For its part, Esporão Azeites buys only local olive varieties from local farmers.
“We have contracts with small producers to buy their olives to make our own olive oil,” Carrilho said. “Of course we have to pay more, but that’s the way we do things. We want to preserve our own varieties and we want our olive oils to be different and to show what we can do in Alentejo.”
Esporão Azeites bottles more than one million liters of olive oil annually and invests heavily in their branding to ensure their oils stand out on the shelves. This has helped make the company Portugal’s leading seller of premium olive oils, but they are far from the norm.
Part of the problem for traditional producers is that Portuguese consumers mainly look at olive oil prices.
“People still focus on the price and the biggest brands,” Carrilho said. “For example, the Sovena brands, they are all over the supermarket shelves with a very competitive price. The shelves are full of their two brands and there is next to no space for traditional oil and when there is, the price differentiation is huge, sometimes double or more.”

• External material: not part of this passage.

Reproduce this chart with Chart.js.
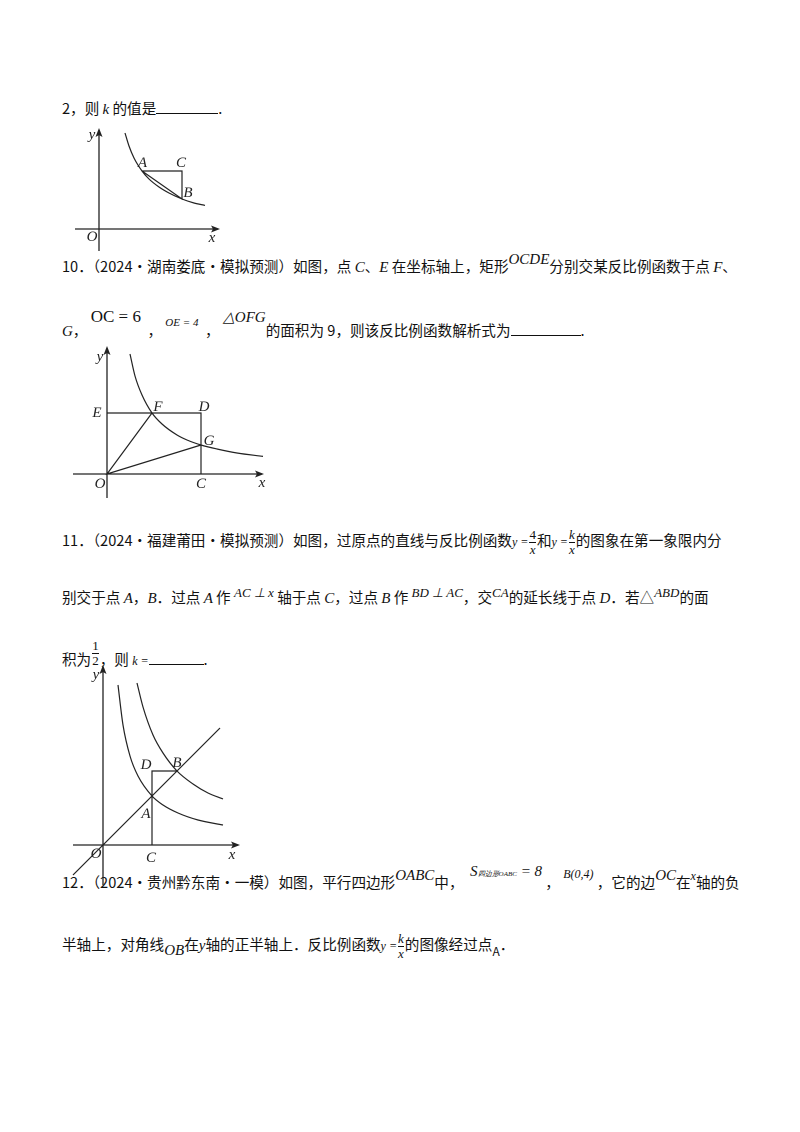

Despite the challenges for traditional producers that have been brought to the region by the dam, without it Portuguese olive oil quality would not have increased either.
“At the end of the day, it was a very good thing because people are more competitive and the quality has gone up now as a result,” Carrilho said. “Olive oil production was done in the traditional way before and, after the dam came, people became more interested in planting in a different way and planting more as well as building new, more modern mills that have milled oil with better quality.”
However, Carrilho and many other local producers are worried that despite the increase in their overall quality, they will soon be out-competed by the super-intensive producers. She said that even more local farms would be driven away unless the Portuguese government acted soon.
“Well it’s our heritage,” she said. “If the Portuguese government doesn’t do anything, it will disappear, I’m sure.”